Given that we didn't really like to hang around the outhouse, except to take pictures, we had to find some other thing to do to amuse ourselves once we reached the campsite. We poured water into freeze-dried food packages. We used more matches than we should have trying to light our camp stoves. We swatted mosquitoes off one another. We hung up our food and baby powder in bear bags.

My sister, Brianna, wasn't sure of the effectiveness of these bear bags. "Bears can climb," she pointed out.

"But they can't fly," said my dad.

We pondered the profundity of their conversation. And then we didn't know what to do with our time anymore.

"Well," I offered, "I brought a deck of mini-cards."

It was our only option. So we all played Four-Card Golf and Ninety-Nine on my 2" by 1" cards. We had to weigh them down with pebbles and I used my teeny-tiny notebook to keep score. Between the ten of us, and each of our thirty-pound backpacks, we had the foresight to bring exactly one item for recreational use. Well, two if you counted my Notes from the Underground, which Brianna suggested I read out loud, but nobody else jumped at that one. So mini-cards it was. I guess when you're counting every gram, a ratio of 140,000 grams of functionality to every 4 grams of entertainment is about right.
And then we went to bed at eight-thirty. I must have heard every fart made by someone in our group. Tent walls don't exactly dampen sound. And then I dozed off and on until morning.
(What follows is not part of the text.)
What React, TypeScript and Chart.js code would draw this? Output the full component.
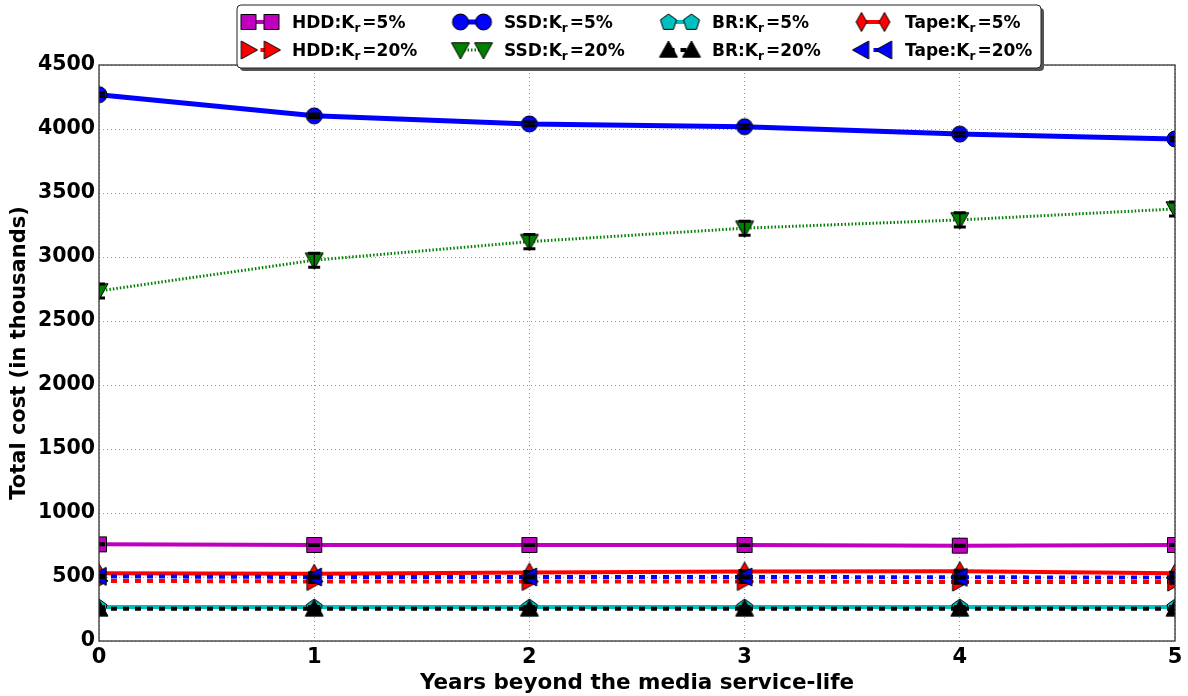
import { useEffect, useRef } from 'react';
import { Chart, registerables } from 'chart.js';

Chart.register(...registerables);

// ---------- data ----------
const years = [0, 1, 2, 3, 4, 5];

const hdd5 = [755, 750, 750, 750, 745, 750];
const ssd5 = [4268, 4103, 4040, 4018, 3960, 3922];
const br5 = [266, 266, 266, 266, 266, 266];
const tape5 = [530, 525, 535, 542, 545, 530];
const hdd20 = [470, 465, 465, 465, 460, 460];
const ssd20 = [2735, 2975, 3120, 3225, 3290, 3375];
const br20 = [251, 251, 251, 251, 251, 251];
const tape20 = [505, 500, 500, 500, 498, 495];

// error (half-range) values shown as error-bar caps
const hdd5Err = [4, 4, 4, 4, 4, 4];
const ssd5Err = [14, 14, 14, 14, 14, 14];
const br5Err = [4, 4, 4, 4, 4, 4];
const tape5Err = [8, 8, 8, 8, 8, 8];
const hdd20Err = [8, 8, 8, 8, 8, 8];
const ssd20Err = [55, 55, 55, 55, 55, 55];
const br20Err = [4, 4, 4, 4, 4, 4];
const tape20Err = [8, 8, 8, 8, 8, 8];

const media = ['HDD', 'SSD', 'BR', 'Tape'];
const rates = ['5%', '20%'];

const yTitle = 'Total cost (in thousands)';
const xTitle = 'Years beyond the media service-life';

const FONT = "'DejaVu Sans', 'Liberation Sans', sans-serif";

// ---------- markers ----------
type Shape = 'square' | 'circle' | 'pentagon' | 'thinDiamond' | 'triRight' | 'triDown' | 'triUp' | 'triLeft';

function makeMarker(shape: Shape, fill: string): HTMLCanvasElement {
  const size = 22;
  const c = document.createElement('canvas');
  c.width = size;
  c.height = size;
  const ctx = c.getContext('2d')!;
  const cx = size / 2;
  const cy = size / 2;
  ctx.beginPath();
  const poly = (pts: number[][]) => {
    pts.forEach((p, i) => (i === 0 ? ctx.moveTo(cx + p[0], cy + p[1]) : ctx.lineTo(cx + p[0], cy + p[1])));
    ctx.closePath();
  };
  const r = 9;
  switch (shape) {
    case 'square':
      ctx.rect(cx - 7.5, cy - 7.5, 15, 15);
      break;
    case 'circle':
      ctx.arc(cx, cy, 8, 0, Math.PI * 2);
      break;
    case 'pentagon': {
      const pts: number[][] = [];
      for (let i = 0; i < 5; i++) {
        const a = -Math.PI / 2 + (i * 2 * Math.PI) / 5;
        pts.push([Math.cos(a) * 8.5, Math.sin(a) * 8.5 + 0.5]);
      }
      poly(pts);
      break;
    }
    case 'thinDiamond':
      poly([[0, -r - 0.5], [r * 0.6, 0], [0, r + 0.5], [-r * 0.6, 0]]);
      break;
    case 'triRight':
      poly([[r, 0], [-r * 0.8, -r], [-r * 0.8, r]]);
      break;
    case 'triLeft':
      poly([[-r, 0], [r * 0.8, -r], [r * 0.8, r]]);
      break;
    case 'triUp':
      poly([[0, -r], [r, r * 0.8], [-r, r * 0.8]]);
      break;
    case 'triDown':
      poly([[0, r], [r, -r * 0.8], [-r, -r * 0.8]]);
      break;
  }
  ctx.fillStyle = fill;
  ctx.fill();
  ctx.lineWidth = 1;
  ctx.strokeStyle = '#000';
  ctx.stroke();
  return c;
}

// ---------- series styles ----------
interface Series {
  media: string;
  rate: string;
  values: number[];
  errs: number[];
  color: string;
  width: number;
  dash: number[];
  shape: Shape;
  row: number;
  col: number;
}

const series: Series[] = [
  { media: media[0], rate: rates[0], values: hdd5, errs: hdd5Err, color: '#bf00bf', width: 4, dash: [], shape: 'square', row: 0, col: 0 },
  { media: media[0], rate: rates[1], values: hdd20, errs: hdd20Err, color: '#ff0000', width: 4, dash: [6, 6], shape: 'triRight', row: 1, col: 0 },
  { media: media[1], rate: rates[0], values: ssd5, errs: ssd5Err, color: '#0000ff', width: 5, dash: [], shape: 'circle', row: 0, col: 1 },
  { media: media[1], rate: rates[1], values: ssd20, errs: ssd20Err, color: '#008000', width: 3, dash: [1.5, 2], shape: 'triDown', row: 1, col: 1 },
  { media: media[2], rate: rates[0], values: br5, errs: br5Err, color: '#00bfbf', width: 4, dash: [], shape: 'pentagon', row: 0, col: 2 },
  { media: media[2], rate: rates[1], values: br20, errs: br20Err, color: '#000000', width: 4, dash: [6, 6], shape: 'triUp', row: 1, col: 2 },
  { media: media[3], rate: rates[0], values: tape5, errs: tape5Err, color: '#ff0000', width: 4, dash: [], shape: 'thinDiamond', row: 0, col: 3 },
  { media: media[3], rate: rates[1], values: tape20, errs: tape20Err, color: '#0000ff', width: 4, dash: [6, 6], shape: 'triLeft', row: 1, col: 3 },
];

export default function App() {
  const ref = useRef<HTMLCanvasElement | null>(null);

  useEffect(() => {
    const canvas = ref.current;
    if (!canvas) return;
    const markers = series.map((s) => makeMarker(s.shape, s.color));

    const errorBars = {
      id: 'errorBars',
      afterDatasetDraw(chart: any, args: any) {
        const s = series[args.index];
        if (!s) return;
        const ctx = chart.ctx;
        const area = chart.chartArea;
        const ys = chart.scales.y;
        ctx.save();
        ctx.beginPath();
        ctx.rect(area.left, area.top, area.right - area.left, area.bottom - area.top);
        ctx.clip();
        ctx.strokeStyle = '#000';
        args.meta.data.forEach((pt: any, i: number) => {
          const v = s.values[i];
          const e = s.errs[i];
          const yTop = ys.getPixelForValue(v + e);
          const yBot = ys.getPixelForValue(v - e);
          ctx.lineWidth = 1.5;
          ctx.beginPath();
          ctx.moveTo(pt.x, yTop);
          ctx.lineTo(pt.x, yBot);
          ctx.stroke();
          ctx.lineWidth = 3;
          ctx.beginPath();
          ctx.moveTo(pt.x - 6, yTop);
          ctx.lineTo(pt.x + 6, yTop);
          ctx.moveTo(pt.x - 6, yBot);
          ctx.lineTo(pt.x + 6, yBot);
          ctx.stroke();
        });
        ctx.restore();
      },
    };

    const frameAndLegend = {
      id: 'frameAndLegend',
      afterDraw(chart: any) {
        const ctx = chart.ctx;
        const a = chart.chartArea;
        ctx.save();
        ctx.strokeStyle = '#333';
        ctx.lineWidth = 1.3;
        ctx.strokeRect(a.left, a.top, a.right - a.left, a.bottom - a.top);

        // legend box
        const bx = 237, by = 5, bw = 804, bh = 63;
        const rr = 4;
        const rounded = (x: number, y: number) => {
          ctx.beginPath();
          ctx.moveTo(x + rr, y);
          ctx.lineTo(x + bw - rr, y);
          ctx.quadraticCurveTo(x + bw, y, x + bw, y + rr);
          ctx.lineTo(x + bw, y + bh - rr);
          ctx.quadraticCurveTo(x + bw, y + bh, x + bw - rr, y + bh);
          ctx.lineTo(x + rr, y + bh);
          ctx.quadraticCurveTo(x, y + bh, x, y + bh - rr);
          ctx.lineTo(x, y + rr);
          ctx.quadraticCurveTo(x, y, x + rr, y);
          ctx.closePath();
        };
        rounded(bx + 3, by + 3);
        ctx.fillStyle = '#555';
        ctx.fill();
        rounded(bx, by);
        ctx.fillStyle = '#fff';
        ctx.fill();
        ctx.strokeStyle = '#222';
        ctx.lineWidth = 1;
        ctx.stroke();

        const colX = [240, 452, 660, 853];
        const rowY = [22, 50];
        series.forEach((s, i) => {
          const x0 = colX[s.col];
          const y0 = rowY[s.row];
          const m1 = x0 + 8.5;
          const m2 = x0 + 31.5;
          ctx.save();
          ctx.strokeStyle = s.color;
          ctx.lineWidth = s.width;
          ctx.setLineDash(s.dash);
          ctx.beginPath();
          ctx.moveTo(m1, y0);
          ctx.lineTo(m2, y0);
          ctx.stroke();
          ctx.restore();
          const mk = markers[i];
          ctx.drawImage(mk, m1 - mk.width / 2, y0 - mk.height / 2);
          ctx.drawImage(mk, m2 - mk.width / 2, y0 - mk.height / 2);
          // text with subscript
          let tx = x0 + 52;
          ctx.fillStyle = '#000';
          ctx.textBaseline = 'alphabetic';
          ctx.textAlign = 'left';
          const base = y0 + 6;
          ctx.font = `bold 17px ${FONT}`;
          const t1 = `${s.media}:K`;
          ctx.fillText(t1, tx, base);
          tx += ctx.measureText(t1).width;
          ctx.font = `bold 12px ${FONT}`;
          ctx.fillText('r', tx, base + 4);
          tx += ctx.measureText('r').width + 2;
          ctx.font = `bold 17px ${FONT}`;
          ctx.fillText(`=${s.rate}`, tx, base);
        });
        ctx.restore();
      },
    };

    const order = [7, 6, 5, 4, 3, 2, 1, 0];
    const chart = new Chart(canvas, {
      type: 'line',
      data: {
        datasets: series.map((s, i) => ({
          label: `${s.media}:Kr=${s.rate}`,
          data: years.map((x, j) => ({ x, y: s.values[j] })),
          borderColor: s.color,
          backgroundColor: s.color,
          borderWidth: s.width,
          borderDash: s.dash,
          pointStyle: markers[i],
          pointRadius: 8,
          pointHoverRadius: 8,
          tension: 0,
          clip: 0,
          order: order[i],
        })),
      },
      options: {
        animation: false,
        responsive: false,
        devicePixelRatio: 1,
        events: [],
        layout: { padding: { top: 65, right: 8, left: 0, bottom: 0 } },
        plugins: {
          legend: { display: false },
          tooltip: { enabled: false },
        },
        scales: {
          x: {
            type: 'linear',
            min: 0,
            max: 5,
            ticks: {
              stepSize: 1,
              color: '#000',
              padding: 4,
              font: { family: FONT, size: 21, weight: 'bold' },
              callback: (v: any) => String(v),
            },
            grid: { color: '#9a9a9a', lineWidth: 1, drawTicks: false },
            border: { display: false, dash: [1, 3] },
            title: {
              display: true,
              text: xTitle,
              color: '#000',
              font: { family: FONT, size: 21.5, weight: 'bold' },
              padding: { top: 0, bottom: 0 },
            },
            afterFit: (scale: any) => {
              scale.height = 55;
            },
          },
          y: {
            type: 'linear',
            min: 0,
            max: 4500,
            ticks: {
              stepSize: 500,
              color: '#000',
              padding: 4,
              font: { family: FONT, size: 20.5, weight: 'bold' },
              callback: (v: any) => String(v),
            },
            grid: { color: '#9a9a9a', lineWidth: 1, drawTicks: false },
            border: { display: false, dash: [1, 3] },
            title: {
              display: true,
              text: yTitle,
              color: '#000',
              font: { family: FONT, size: 21, weight: 'bold' },
              padding: { top: 7, bottom: 0 },
            },
            afterFit: (scale: any) => {
              scale.width = 99;
            },
          },
        },
      },
      plugins: [errorBars, frameAndLegend],
    });

    return () => chart.destroy();
  }, []);

  return (
    <div style={{ position: 'fixed', left: 0, top: 0, width: 1188, height: 696, background: '#fff' }}>
      <canvas ref={ref} width={1188} height={696} style={{ display: 'block' }} />
    </div>
  );
}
"We do this so we can appreciate our desk job." Andrew, pontificating on the reason for our hike.


Anonymous said...

I'd like to point out that it was MY foresight that caused you to bring an item for recreational use! (You're welcome.) I love the little pebbles holding down your cards... :)

Braden said...

And to my dismay after the hike, I found a "fresh" deck of normal-sized cards resting ever so peacefully in Andrew's glove box alongside my keys and telephone. But I think I would have still enjoyed the miniature cards more.

notyourbrother!Justin said...

Loved the LOTR map! Can't wait for more...If the Knotch is Mt. Doom, maybe the mudslide can be that earthquake swallowing everything up after Sauron was destroyed.

Art said...

It is interesting to note that I picked Gandalf as my LOTR character and he dies in the movie. Fortunately, I did not die but sometimes I wonder how close I was.